Nécessairement, après l’élection présidentielle de novembre prochain, vont intervenir les bouleversements au sein du gouvernement à la suite de la nécessaire démission du Premier ministre et de son équipe. Même si ce dernier est reconduit, c’est un nouveau gouvernement qui sera désigné par le président du Faso. Le contexte pré-électoral a donc imposé au Premier ministre, de faire le bilan du septennat présidentiel, du chef du gouvernement et projeter des objectifs qui n’engagent, au fond, que le président du Faso seulement.

La déclaration de politique générale intervient lorsqu’il y a un changement de Premier ministre ou lorsqu’un événement d’importance majeure survient. Le Premier ministre actuel est le seul à avoir prononcé deux déclarations de politique générale.

Le discours du Premier ministre, une feuille de route

Par cette déclaration d’hier, il a proposé devant l’Assemblée nationale ce qu’il entend mettre en œuvre pour les années à venir, au nom de la lettre de mission que lui a confiée le président du Faso. Il a eu le devoir d’expliquer ce que le président du Faso l’a instruit comme actions à entreprendre. Par conséquent, la déclaration de politique générale (DPG) est un document prospectif alors que le discours sur la situation de la Nation est un document rétrospectif.

La DPG fait une prospection à court, moyen et long terme. Quoi qu’il en soit, une équipe gouvernementale au bout d’une année d’exercice ne peut réaliser de bons résultats dans tous les domaines. Le Burkina a aujourd’hui un taux d’alphabétisation de 60% ; ce qui fait une situation avancée de 20 points par rapport à celle d’il y a quelques années.
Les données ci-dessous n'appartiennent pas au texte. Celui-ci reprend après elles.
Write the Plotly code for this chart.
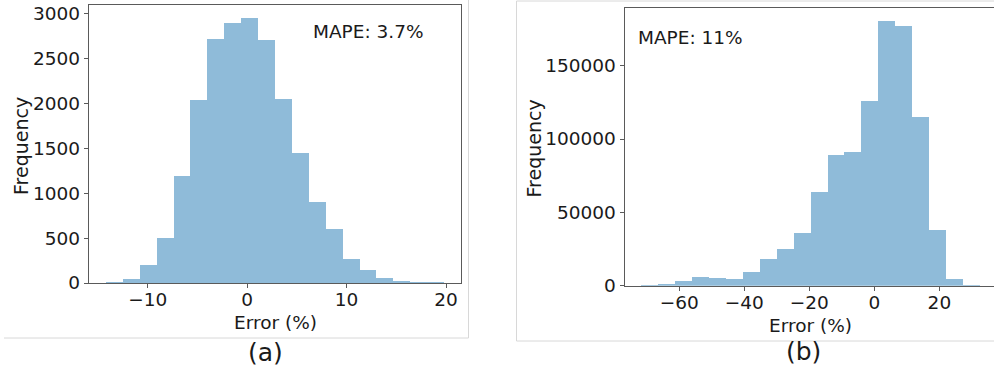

Ce sont des efforts permanents de plusieurs gouvernements qui ont donné ce résultat. Donc, l’impact du discours sur l’état de la Nation n’est perceptible qu’après au moins 2 ans. Voila pourquoi un effort doit être fait pour comprendre le sens du discours sur la situation de la nation. Mieux, pour saisir la nature de l’action publique.